AVAILABLE DATA:

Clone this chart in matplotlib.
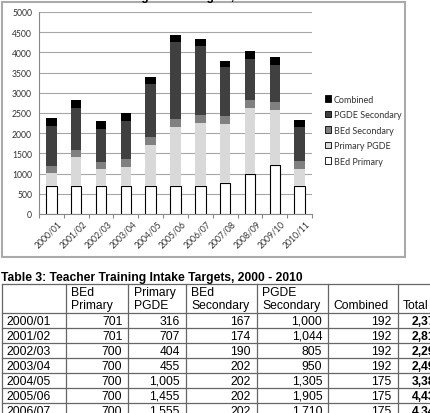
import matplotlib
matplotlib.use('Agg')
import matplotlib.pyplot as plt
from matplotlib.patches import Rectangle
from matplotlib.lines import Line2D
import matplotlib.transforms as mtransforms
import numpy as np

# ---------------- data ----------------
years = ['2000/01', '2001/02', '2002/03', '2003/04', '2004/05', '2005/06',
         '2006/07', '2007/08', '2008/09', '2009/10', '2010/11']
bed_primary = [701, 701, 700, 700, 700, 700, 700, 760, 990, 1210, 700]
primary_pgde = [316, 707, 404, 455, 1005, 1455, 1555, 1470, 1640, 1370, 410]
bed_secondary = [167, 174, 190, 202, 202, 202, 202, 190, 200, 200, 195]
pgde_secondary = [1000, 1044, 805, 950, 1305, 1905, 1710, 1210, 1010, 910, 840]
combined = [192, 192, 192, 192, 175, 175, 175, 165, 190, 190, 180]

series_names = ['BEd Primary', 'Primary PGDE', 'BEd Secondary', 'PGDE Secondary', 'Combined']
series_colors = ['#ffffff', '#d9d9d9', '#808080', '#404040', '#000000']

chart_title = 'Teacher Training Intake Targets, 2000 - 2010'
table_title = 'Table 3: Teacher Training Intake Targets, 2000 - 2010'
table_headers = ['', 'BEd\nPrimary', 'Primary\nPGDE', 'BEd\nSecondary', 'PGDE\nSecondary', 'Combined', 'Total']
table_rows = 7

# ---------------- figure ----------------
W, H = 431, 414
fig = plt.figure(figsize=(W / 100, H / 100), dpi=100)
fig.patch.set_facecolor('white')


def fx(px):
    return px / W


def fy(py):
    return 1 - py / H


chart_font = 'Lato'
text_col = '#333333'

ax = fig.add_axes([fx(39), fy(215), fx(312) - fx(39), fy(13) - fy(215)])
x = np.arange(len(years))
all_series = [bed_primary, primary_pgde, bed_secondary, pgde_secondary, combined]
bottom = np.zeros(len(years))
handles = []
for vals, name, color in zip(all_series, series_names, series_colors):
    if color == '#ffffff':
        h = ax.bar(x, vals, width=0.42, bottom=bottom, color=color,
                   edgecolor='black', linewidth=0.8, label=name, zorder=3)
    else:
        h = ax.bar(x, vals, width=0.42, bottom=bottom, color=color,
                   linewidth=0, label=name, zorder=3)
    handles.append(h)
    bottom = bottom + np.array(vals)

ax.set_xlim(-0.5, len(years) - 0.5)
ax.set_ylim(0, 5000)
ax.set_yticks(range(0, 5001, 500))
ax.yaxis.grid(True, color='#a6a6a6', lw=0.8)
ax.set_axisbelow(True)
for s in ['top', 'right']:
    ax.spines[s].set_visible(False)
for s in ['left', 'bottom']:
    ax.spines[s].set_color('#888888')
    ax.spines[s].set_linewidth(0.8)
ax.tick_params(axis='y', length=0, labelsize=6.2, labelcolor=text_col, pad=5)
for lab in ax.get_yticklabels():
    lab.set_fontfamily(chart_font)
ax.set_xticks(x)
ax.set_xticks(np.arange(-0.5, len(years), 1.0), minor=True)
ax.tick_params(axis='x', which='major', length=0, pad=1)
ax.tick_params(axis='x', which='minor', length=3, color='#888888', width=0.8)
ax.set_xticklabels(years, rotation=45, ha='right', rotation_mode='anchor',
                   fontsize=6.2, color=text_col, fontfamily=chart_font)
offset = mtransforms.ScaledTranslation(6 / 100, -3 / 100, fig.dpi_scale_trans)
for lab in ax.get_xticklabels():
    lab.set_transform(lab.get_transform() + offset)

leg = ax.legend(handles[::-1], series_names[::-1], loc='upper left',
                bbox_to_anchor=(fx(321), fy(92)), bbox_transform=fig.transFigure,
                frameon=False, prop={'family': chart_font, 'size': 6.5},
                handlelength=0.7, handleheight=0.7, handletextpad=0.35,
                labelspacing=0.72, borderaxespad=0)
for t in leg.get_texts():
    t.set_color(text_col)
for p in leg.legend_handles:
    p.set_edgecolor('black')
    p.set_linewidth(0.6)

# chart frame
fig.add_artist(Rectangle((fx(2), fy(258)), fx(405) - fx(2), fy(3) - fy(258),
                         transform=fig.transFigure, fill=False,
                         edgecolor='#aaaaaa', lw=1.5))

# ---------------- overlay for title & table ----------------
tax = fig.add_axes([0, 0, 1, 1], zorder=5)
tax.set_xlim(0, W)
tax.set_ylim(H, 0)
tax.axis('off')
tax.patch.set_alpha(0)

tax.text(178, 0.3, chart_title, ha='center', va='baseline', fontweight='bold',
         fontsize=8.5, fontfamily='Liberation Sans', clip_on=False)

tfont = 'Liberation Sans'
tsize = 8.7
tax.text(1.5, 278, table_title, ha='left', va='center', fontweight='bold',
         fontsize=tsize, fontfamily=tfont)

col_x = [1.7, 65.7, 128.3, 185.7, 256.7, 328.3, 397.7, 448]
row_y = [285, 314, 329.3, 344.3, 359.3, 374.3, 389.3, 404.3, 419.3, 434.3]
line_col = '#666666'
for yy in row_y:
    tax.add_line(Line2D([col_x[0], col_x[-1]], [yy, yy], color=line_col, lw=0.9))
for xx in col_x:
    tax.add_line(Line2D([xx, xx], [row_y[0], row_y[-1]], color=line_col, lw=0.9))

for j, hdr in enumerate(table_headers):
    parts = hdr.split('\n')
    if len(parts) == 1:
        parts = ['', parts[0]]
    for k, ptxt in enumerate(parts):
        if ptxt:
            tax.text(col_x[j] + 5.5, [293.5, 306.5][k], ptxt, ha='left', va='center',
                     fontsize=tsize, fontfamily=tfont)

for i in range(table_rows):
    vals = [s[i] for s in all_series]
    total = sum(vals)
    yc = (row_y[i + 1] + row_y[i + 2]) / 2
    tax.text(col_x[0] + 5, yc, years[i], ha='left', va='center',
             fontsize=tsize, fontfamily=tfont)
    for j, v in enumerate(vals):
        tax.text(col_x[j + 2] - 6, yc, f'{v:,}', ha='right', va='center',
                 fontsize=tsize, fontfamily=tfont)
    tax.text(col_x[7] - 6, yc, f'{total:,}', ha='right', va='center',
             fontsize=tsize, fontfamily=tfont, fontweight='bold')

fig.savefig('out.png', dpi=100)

* * *

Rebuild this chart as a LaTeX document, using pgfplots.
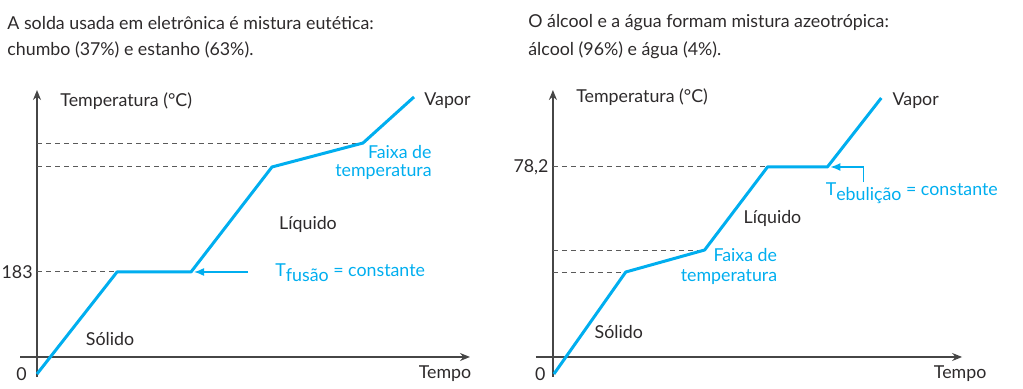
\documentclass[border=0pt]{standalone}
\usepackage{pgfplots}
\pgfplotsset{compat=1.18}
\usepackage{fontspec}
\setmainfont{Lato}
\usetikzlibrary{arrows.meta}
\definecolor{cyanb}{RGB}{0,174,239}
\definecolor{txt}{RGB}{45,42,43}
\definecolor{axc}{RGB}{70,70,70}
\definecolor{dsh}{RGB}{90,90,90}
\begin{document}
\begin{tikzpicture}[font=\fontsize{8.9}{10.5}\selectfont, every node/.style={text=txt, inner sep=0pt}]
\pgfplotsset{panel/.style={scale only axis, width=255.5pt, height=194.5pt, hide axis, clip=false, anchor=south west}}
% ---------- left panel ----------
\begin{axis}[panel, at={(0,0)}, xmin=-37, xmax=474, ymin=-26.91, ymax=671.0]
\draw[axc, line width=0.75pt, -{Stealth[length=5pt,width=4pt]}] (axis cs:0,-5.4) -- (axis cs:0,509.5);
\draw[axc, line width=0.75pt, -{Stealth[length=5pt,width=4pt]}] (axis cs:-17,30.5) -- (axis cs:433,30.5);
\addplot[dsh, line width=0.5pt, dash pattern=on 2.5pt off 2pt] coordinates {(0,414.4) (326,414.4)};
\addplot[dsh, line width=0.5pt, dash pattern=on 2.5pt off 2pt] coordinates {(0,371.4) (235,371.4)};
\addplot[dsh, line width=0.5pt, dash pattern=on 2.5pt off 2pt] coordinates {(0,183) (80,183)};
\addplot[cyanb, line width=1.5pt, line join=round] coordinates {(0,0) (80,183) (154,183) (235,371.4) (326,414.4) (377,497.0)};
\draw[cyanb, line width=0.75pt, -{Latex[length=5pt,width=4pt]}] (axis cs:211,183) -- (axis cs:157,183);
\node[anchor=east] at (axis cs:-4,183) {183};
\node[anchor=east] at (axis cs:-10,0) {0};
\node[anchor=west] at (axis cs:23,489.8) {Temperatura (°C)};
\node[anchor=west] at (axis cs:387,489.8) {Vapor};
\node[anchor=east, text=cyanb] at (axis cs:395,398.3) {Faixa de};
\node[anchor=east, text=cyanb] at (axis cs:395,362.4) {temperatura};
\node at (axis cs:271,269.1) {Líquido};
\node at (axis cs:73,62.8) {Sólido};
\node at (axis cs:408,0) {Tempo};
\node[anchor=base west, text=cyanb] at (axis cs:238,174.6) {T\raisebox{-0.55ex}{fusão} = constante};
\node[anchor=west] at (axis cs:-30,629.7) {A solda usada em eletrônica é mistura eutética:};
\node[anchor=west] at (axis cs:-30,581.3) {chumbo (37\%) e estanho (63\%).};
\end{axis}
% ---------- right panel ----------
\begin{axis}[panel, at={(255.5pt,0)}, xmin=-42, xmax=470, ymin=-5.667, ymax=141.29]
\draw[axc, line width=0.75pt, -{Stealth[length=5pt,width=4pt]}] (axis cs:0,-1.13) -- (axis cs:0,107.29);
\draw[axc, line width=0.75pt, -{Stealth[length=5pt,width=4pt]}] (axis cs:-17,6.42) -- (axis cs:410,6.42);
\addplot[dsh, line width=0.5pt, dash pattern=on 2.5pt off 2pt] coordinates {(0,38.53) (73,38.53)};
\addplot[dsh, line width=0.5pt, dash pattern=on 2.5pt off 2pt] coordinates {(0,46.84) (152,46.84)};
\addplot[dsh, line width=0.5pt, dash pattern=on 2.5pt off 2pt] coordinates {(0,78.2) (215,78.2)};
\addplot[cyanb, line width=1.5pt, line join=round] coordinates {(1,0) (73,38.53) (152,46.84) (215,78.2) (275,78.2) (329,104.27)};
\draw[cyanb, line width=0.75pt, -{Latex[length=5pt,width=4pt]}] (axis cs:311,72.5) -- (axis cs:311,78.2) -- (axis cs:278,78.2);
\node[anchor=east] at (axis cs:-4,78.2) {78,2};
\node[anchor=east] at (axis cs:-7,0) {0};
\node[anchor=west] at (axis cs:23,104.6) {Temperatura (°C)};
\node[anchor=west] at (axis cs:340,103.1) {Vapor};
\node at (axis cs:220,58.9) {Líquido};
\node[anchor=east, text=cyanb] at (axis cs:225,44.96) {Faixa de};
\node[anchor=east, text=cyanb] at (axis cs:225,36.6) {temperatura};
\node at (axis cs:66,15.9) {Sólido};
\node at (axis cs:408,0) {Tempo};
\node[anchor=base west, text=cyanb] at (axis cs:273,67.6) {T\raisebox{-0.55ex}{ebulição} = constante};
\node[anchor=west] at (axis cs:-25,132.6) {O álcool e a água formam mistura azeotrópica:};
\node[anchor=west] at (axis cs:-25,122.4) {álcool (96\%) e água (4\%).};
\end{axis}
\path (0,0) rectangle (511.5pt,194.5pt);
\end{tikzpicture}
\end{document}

TASK PROMPT:
Extract the part of the records that opens with the line containing "Clone this chart in matplotlib." and closes with the line containing "import numpy as np". Take only those lines, exactly, and no pictures.

ANSWER TO THIS TASK:
Clone this chart in matplotlib.
import matplotlib
matplotlib.use('Agg')
import matplotlib.pyplot as plt
from matplotlib.patches import Rectangle
from matplotlib.lines import Line2D
import matplotlib.transforms as mtransforms
import numpy as np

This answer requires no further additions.